There are lessons in the curve’s shape. The two early peaks, for you Gender Studies graduates, were the results of World War I and its exciting sequel. President Wilson’s (D) goading succeeded finally in bringing America into The Great War, but only at its finale, so spending was limited. F.D.R. (D) ensured full participation in WWII; spending ramped up to $8,246 per citizen in 1944. Recall these are modern-day dollars.

Our country recovered from the spending spree, and government shrank β€” but only momentarily. In 1948 it began its relentless rise, punctuated by the Korean (Harry Truman, D) and Vietnamese (Lyndon Johnson, D) interludes. However, it would not again reach WWII-levels until George H.W. Bush (R) in 1990 brought us Iraq I.

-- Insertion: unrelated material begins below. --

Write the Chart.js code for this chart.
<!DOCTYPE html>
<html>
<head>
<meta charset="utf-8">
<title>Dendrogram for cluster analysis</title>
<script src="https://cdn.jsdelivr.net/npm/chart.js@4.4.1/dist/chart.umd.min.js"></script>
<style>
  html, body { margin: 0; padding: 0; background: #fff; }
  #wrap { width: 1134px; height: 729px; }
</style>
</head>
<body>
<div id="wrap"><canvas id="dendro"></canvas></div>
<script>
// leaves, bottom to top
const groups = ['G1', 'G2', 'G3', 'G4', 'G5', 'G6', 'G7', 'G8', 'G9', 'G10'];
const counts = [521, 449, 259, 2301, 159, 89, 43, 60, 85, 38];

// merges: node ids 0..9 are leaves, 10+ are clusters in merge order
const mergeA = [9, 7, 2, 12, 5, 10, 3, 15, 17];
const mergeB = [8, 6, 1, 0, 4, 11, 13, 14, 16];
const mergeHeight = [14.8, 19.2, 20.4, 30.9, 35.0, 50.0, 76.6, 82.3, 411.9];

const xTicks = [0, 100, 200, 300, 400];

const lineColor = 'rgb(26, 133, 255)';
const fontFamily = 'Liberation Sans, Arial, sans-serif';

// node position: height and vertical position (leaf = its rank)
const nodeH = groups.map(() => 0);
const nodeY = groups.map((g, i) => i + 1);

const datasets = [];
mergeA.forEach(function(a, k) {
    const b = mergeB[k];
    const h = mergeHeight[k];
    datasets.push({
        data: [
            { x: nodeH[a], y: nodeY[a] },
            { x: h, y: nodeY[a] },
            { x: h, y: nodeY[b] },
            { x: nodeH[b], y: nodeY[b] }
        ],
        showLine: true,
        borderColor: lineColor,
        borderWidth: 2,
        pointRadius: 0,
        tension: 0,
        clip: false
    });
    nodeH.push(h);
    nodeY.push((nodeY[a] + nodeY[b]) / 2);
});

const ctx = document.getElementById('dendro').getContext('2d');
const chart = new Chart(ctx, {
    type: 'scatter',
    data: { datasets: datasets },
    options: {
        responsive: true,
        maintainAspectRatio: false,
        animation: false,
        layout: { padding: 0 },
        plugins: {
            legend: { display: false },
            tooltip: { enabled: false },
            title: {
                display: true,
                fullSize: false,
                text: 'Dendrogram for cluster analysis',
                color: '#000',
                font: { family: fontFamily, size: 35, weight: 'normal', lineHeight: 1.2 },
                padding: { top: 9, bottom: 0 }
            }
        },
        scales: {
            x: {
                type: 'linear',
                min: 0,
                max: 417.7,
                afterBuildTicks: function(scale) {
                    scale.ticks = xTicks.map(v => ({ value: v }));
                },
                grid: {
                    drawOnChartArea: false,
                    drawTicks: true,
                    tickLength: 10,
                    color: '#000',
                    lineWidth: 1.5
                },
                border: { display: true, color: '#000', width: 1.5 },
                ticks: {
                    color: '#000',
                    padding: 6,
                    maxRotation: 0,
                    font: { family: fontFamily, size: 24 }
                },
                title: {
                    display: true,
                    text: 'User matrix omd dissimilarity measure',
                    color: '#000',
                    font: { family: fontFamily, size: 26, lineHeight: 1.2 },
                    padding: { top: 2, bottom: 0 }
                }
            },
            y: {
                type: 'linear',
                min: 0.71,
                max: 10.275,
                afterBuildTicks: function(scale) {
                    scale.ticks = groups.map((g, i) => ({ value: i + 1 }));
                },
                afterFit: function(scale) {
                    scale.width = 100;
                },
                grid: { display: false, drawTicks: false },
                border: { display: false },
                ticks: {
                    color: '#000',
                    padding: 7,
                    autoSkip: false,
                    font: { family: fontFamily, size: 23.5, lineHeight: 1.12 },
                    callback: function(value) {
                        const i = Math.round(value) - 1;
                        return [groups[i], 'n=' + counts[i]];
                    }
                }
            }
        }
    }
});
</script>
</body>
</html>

Think of it this way. Under Bush Senior, it was as if the entire country were mobilized as it did in WWII, at least in the sense of government insinuating its tentacles into people’s lives. Spending had justifiable causes in WWII: We were attacked. There was no external threat in Bush Senior’s time. Instead, arguments for spending increases came from within, from the conviction that only America could and should police the world.

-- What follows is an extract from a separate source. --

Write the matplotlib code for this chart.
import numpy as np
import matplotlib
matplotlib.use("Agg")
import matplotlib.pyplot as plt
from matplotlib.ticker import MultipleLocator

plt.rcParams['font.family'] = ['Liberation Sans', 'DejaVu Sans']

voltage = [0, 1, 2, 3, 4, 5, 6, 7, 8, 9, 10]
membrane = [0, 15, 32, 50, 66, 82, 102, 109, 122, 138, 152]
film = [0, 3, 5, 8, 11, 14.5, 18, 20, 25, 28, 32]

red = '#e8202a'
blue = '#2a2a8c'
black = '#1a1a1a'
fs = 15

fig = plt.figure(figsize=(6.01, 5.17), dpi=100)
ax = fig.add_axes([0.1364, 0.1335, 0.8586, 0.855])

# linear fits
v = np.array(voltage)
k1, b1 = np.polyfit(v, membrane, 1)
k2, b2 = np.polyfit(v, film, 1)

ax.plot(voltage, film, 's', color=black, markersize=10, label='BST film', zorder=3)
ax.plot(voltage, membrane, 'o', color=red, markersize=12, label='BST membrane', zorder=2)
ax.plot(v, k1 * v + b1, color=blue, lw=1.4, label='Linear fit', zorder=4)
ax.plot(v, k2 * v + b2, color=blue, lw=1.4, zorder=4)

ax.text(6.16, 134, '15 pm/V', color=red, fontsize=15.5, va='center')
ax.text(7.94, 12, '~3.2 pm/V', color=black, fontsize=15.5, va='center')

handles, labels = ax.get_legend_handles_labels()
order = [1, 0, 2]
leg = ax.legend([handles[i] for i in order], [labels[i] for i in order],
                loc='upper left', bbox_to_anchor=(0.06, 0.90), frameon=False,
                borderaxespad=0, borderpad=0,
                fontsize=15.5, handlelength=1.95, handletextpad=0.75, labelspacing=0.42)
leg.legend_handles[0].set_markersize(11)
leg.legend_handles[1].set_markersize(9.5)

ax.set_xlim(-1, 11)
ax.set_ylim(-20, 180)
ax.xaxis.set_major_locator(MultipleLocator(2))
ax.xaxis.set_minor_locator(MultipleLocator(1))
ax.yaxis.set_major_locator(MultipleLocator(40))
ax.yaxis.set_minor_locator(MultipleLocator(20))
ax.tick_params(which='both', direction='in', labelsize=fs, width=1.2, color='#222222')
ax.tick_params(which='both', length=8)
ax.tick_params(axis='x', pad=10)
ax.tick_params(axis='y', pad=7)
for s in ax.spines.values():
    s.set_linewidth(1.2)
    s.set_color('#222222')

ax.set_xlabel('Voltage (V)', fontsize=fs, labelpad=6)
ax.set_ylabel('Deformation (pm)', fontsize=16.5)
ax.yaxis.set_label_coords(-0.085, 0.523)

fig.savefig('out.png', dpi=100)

There was a minor respite at the end of Bill Clinton’s (D) second term and into Bush Junior’s (R) first, but then came Iraq II and Afghanistan, whose effects are still felt. Finally, The One (D) slouched his way to D.C., and the spending river widened into the “stimulus” cataract. Trump (R?) has not proposed any real cuts in spending.

The capital “D”s and “R”s are included only to show that party affiliation means little when it comes to making war or in creating new ways to spend. Who is the majority in the Senate and House also makes little difference.

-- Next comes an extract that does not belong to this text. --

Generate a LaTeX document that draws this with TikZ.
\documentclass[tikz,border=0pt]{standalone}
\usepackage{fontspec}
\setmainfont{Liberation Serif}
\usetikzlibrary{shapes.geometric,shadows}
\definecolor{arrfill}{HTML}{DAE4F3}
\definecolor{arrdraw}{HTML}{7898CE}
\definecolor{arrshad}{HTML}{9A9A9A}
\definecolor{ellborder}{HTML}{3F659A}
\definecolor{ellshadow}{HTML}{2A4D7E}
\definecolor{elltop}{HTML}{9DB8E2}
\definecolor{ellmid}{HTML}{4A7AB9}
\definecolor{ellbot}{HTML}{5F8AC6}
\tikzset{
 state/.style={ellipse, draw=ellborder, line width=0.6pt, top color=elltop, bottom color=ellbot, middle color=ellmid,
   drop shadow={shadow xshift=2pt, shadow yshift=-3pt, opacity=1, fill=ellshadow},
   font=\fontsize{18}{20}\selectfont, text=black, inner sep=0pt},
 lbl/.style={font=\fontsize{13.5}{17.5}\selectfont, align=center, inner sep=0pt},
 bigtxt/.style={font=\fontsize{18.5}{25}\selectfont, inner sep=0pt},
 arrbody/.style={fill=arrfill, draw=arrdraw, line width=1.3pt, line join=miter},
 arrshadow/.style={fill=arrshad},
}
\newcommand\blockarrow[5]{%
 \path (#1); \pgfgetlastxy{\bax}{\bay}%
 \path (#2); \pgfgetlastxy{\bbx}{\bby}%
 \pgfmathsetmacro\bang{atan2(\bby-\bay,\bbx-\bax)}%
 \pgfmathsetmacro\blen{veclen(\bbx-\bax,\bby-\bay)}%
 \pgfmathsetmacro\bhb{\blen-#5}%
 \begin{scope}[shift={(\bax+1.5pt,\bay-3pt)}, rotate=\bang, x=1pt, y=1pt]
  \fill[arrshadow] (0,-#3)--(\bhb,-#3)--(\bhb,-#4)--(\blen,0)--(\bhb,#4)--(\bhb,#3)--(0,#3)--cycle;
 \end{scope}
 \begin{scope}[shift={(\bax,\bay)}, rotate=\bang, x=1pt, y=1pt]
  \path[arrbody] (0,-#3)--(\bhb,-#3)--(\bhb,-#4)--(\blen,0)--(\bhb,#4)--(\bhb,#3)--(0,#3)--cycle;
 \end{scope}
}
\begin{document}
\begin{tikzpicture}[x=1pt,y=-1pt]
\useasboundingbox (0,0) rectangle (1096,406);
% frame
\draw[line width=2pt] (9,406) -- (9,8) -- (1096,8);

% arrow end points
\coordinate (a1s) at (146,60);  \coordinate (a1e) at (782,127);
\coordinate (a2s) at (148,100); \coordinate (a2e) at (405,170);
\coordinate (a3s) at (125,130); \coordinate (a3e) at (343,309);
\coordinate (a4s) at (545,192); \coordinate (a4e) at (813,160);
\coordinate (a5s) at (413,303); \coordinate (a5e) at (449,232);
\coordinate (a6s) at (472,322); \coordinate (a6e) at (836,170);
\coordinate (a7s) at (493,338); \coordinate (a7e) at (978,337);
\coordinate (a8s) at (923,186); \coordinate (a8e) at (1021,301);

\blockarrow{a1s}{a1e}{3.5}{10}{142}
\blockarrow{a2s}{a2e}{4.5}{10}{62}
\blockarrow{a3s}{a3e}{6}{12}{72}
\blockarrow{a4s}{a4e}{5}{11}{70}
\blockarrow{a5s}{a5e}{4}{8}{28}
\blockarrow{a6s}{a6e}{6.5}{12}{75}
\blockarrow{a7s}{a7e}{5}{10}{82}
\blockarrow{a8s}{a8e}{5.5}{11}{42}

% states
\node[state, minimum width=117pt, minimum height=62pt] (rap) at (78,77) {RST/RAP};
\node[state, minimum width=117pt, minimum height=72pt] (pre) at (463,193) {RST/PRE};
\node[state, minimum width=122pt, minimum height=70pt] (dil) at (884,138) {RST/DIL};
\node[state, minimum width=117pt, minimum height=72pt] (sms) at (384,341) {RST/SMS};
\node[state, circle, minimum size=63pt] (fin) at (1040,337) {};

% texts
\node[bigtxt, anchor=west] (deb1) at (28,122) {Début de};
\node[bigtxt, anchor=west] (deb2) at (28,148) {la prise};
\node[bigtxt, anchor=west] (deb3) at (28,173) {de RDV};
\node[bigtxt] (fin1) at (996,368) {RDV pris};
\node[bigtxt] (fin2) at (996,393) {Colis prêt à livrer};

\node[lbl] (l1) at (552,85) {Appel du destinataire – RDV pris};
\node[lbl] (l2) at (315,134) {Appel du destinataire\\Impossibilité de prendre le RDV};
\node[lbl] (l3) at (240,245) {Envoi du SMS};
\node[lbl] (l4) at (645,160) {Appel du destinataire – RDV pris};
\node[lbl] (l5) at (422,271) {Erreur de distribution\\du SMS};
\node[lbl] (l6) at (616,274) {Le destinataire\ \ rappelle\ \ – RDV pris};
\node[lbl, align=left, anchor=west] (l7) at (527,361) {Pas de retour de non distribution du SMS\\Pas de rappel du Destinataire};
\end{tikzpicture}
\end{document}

Even though all know what more spending means, the call is always for still more spending, more programs, more regulation, more federal laws. The call comes from citizens as much as it does from government.

The End of Increases

The economist Herbert Stein said, “If something cannot go on forever, it will stop.” Increases in government spending cannot go on forever. The trick is to figure out when they will stop.

The median household size is about three, for which the government now spends some $33,000. The median household income is $59,000.

A pretty good marker of government failure might be the point at which half or more of the households work the full year just to pay the State. (We’re not considering how the government continuously hopes and prays future generations pay for this generation’s debt.) Crudely, median-sized households still have $59,000 – $33,000 = $26,000 “left over.” Households (of size three) that make $33,000 or less have nothing left or are in hock, so to speak. That missing money has to be made up by those making more than $33,000.

The point we’re looking for is when half the country has nothing left or less, a point where the other half must make up the difference. It’s then the contrast between upper and lower classes becomes stark and the “gap” between them accelerates. Raw extrapolations from the data (always a dangerous move) shows we reach this “inflection” point in about 2050.

Of course, I may be wrong. The government may see sense and return to pre-WWI levels of spending and influence. Right?